- _Records for the task_
----------------

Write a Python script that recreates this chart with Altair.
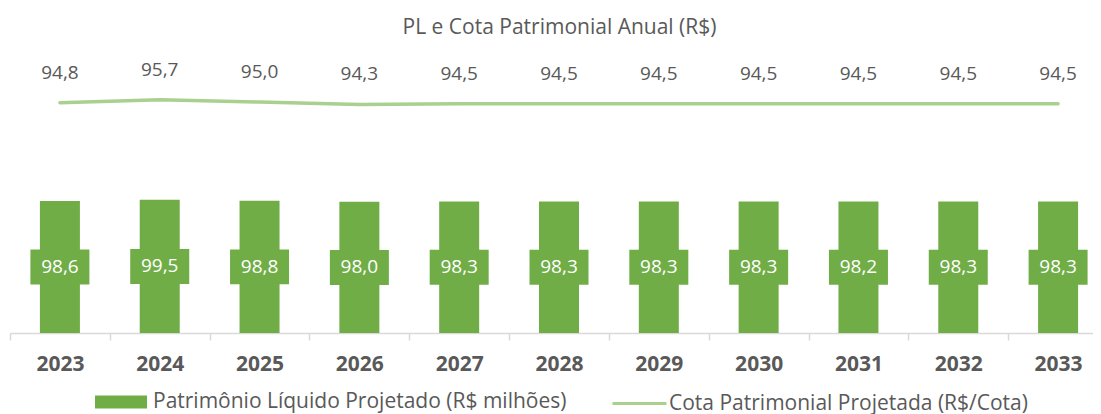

----------------

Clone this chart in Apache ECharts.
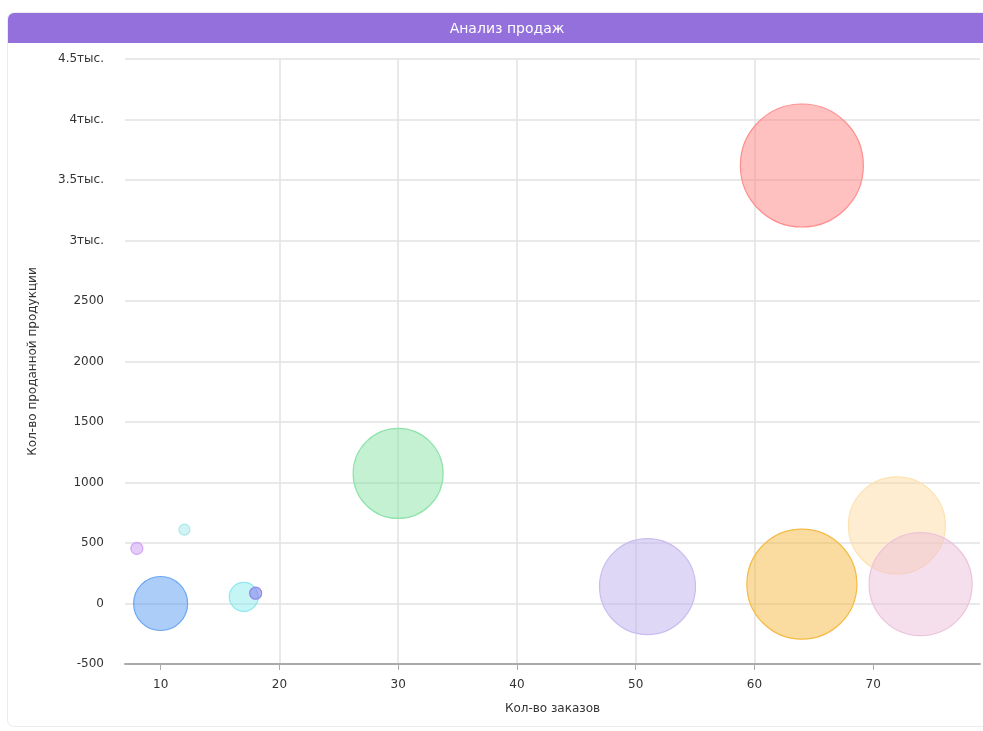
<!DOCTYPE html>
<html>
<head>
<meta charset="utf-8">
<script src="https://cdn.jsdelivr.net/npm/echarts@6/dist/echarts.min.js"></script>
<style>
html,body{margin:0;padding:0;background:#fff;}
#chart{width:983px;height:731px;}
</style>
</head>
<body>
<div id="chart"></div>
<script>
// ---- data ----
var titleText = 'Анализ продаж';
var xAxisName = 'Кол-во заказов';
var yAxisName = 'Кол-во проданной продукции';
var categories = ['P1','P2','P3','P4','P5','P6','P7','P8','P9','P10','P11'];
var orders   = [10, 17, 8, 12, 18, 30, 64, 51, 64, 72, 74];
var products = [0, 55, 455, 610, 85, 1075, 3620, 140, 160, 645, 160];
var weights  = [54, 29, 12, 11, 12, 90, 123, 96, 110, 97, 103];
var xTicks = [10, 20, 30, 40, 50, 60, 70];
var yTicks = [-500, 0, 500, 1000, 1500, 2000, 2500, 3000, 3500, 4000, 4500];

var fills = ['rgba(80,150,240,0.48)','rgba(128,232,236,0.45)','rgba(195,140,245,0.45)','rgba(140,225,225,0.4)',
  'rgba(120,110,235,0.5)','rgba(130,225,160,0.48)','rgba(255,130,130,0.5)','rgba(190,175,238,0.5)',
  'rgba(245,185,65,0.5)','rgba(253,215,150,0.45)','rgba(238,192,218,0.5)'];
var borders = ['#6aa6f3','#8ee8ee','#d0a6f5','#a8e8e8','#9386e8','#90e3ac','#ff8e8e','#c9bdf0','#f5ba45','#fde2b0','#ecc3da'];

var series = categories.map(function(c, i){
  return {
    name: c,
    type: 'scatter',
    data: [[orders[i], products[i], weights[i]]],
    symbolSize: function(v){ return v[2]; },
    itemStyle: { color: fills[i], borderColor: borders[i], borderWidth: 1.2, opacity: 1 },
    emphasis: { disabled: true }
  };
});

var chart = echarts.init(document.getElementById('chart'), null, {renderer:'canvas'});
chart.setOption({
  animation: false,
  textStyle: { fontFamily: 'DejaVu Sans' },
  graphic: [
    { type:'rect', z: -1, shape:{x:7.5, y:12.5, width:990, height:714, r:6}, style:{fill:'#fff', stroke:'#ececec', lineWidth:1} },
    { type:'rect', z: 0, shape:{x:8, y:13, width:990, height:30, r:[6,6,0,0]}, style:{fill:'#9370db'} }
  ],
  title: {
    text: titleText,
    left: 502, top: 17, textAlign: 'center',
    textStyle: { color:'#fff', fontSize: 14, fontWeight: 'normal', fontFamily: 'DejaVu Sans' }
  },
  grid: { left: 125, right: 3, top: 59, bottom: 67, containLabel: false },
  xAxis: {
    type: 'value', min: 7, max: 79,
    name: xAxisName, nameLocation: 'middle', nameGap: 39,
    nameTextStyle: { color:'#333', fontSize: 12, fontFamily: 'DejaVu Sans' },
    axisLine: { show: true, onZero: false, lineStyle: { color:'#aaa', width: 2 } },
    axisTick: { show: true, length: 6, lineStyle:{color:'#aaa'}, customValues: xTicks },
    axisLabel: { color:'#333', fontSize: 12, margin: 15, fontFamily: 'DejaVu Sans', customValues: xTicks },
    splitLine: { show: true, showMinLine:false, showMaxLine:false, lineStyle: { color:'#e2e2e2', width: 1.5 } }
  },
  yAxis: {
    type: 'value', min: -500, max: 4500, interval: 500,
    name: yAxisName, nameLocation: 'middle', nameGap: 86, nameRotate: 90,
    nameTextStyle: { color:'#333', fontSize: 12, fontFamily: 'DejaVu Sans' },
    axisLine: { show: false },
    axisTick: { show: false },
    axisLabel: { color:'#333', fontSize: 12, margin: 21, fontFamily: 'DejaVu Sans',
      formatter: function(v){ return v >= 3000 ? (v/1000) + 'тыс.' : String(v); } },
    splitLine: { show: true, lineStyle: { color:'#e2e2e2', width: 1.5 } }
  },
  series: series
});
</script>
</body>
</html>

----------------

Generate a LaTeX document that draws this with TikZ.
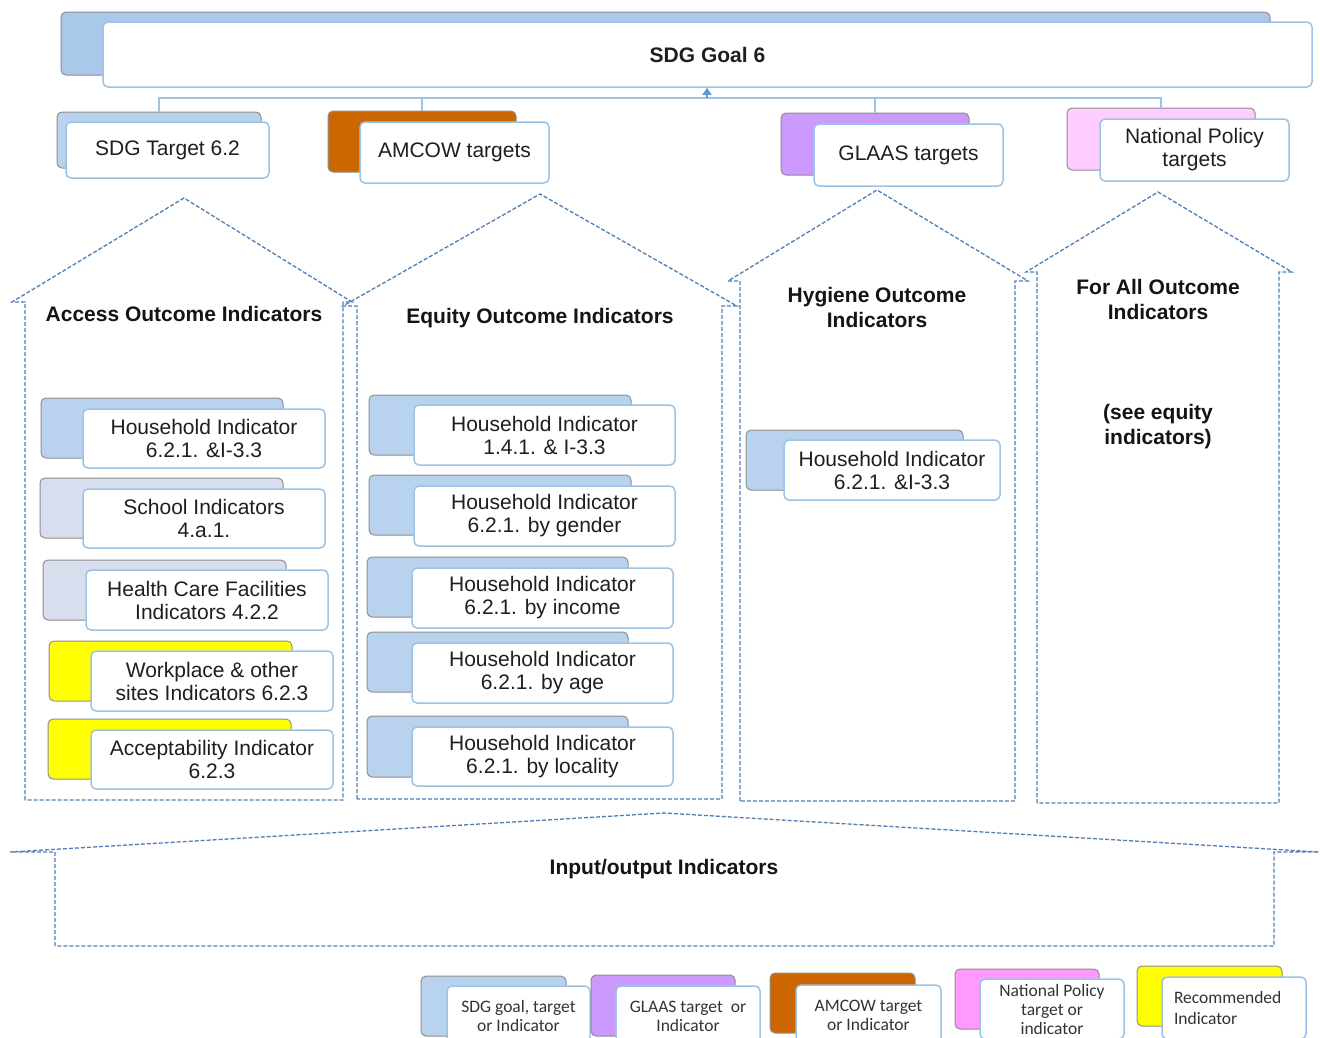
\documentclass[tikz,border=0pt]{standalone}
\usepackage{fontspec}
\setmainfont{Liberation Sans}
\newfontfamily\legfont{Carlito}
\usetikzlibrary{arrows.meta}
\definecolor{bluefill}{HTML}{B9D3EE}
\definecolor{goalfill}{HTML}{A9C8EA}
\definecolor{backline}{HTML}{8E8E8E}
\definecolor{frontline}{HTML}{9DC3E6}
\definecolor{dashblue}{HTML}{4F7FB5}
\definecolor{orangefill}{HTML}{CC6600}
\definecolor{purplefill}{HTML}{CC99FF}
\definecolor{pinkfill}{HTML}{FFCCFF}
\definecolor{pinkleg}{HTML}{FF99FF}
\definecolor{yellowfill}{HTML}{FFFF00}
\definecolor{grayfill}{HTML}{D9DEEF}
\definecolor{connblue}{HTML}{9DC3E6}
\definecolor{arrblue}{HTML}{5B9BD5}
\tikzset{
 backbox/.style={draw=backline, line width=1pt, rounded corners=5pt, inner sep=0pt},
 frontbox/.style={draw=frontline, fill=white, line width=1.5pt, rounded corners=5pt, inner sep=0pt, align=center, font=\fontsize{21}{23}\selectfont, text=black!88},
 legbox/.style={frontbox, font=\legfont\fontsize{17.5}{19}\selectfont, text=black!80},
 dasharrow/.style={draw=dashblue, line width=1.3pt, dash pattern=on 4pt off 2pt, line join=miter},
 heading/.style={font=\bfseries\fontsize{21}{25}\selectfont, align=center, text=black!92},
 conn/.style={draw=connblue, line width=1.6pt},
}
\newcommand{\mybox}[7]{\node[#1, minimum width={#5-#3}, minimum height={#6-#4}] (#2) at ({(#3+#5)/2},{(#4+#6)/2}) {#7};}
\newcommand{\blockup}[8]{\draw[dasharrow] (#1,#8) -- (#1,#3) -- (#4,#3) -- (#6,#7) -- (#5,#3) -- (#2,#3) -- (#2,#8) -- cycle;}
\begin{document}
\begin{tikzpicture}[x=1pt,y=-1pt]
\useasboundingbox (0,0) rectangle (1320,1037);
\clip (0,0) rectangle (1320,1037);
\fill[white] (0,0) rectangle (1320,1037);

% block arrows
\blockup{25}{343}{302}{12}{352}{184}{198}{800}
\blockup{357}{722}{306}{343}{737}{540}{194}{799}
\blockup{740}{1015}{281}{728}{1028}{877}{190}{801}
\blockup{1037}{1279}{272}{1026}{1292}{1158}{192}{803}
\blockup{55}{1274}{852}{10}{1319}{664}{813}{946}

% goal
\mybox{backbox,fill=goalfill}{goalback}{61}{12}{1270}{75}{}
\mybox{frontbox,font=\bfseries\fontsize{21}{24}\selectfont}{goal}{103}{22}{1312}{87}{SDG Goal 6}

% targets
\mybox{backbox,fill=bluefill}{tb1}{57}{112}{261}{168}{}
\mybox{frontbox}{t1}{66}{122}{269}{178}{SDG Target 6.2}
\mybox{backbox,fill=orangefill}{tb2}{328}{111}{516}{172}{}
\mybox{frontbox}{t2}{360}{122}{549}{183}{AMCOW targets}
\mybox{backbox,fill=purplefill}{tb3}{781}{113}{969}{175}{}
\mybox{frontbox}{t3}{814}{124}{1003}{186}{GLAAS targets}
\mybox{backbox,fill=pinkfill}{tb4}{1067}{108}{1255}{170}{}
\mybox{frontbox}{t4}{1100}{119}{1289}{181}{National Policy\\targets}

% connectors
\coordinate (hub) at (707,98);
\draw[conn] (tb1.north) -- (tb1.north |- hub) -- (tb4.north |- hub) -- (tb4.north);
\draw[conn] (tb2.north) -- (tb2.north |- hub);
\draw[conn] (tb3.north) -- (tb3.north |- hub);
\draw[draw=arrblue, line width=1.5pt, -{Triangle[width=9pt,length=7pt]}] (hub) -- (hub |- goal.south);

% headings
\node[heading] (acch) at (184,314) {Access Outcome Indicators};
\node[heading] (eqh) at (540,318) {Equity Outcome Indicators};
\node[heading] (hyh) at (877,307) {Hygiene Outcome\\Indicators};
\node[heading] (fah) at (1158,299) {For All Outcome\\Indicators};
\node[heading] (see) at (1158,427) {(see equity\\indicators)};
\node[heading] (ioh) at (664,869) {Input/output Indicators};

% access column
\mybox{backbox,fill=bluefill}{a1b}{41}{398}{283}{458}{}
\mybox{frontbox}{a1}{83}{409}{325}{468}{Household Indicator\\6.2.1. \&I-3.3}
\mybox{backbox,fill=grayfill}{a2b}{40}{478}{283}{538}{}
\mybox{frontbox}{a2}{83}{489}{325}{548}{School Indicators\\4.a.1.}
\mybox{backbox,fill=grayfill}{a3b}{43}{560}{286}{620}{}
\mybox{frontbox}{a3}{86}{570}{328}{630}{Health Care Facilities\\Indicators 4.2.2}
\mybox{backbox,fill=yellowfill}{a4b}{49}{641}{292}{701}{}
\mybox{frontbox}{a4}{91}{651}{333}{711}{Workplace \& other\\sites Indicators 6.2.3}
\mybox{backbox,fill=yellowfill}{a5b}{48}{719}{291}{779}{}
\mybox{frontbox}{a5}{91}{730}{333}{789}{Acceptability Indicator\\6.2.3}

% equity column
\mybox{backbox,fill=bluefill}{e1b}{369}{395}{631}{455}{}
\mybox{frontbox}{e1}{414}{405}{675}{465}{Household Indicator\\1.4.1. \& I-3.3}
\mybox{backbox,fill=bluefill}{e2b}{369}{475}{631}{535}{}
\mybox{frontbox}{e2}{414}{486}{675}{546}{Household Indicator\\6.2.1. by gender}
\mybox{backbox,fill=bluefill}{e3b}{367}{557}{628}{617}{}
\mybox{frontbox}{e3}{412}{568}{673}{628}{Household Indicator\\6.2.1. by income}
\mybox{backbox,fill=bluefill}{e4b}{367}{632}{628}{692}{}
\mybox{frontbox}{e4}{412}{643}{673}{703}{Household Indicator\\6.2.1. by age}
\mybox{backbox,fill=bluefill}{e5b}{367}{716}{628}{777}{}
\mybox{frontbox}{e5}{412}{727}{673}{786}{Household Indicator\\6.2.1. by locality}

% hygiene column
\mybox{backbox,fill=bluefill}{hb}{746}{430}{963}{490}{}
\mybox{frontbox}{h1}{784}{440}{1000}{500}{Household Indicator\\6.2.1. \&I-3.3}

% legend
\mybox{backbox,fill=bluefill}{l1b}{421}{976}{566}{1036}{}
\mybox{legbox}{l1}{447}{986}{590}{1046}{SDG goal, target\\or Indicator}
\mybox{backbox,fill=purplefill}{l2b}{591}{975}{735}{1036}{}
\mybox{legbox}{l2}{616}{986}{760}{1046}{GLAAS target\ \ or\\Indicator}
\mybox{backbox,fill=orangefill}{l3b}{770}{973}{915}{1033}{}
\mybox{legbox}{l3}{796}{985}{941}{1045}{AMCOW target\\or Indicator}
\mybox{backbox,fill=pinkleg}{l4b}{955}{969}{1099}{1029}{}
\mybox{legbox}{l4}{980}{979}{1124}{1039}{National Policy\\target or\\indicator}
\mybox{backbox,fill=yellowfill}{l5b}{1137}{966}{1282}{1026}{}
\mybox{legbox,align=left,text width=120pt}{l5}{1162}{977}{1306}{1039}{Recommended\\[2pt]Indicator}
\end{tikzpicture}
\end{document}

----------------

- _Aim_
From the data, collect all lines where the string "that" appears.

- _Correct response_
Write a Python script that recreates this chart with Altair.
Generate a LaTeX document that draws this with TikZ.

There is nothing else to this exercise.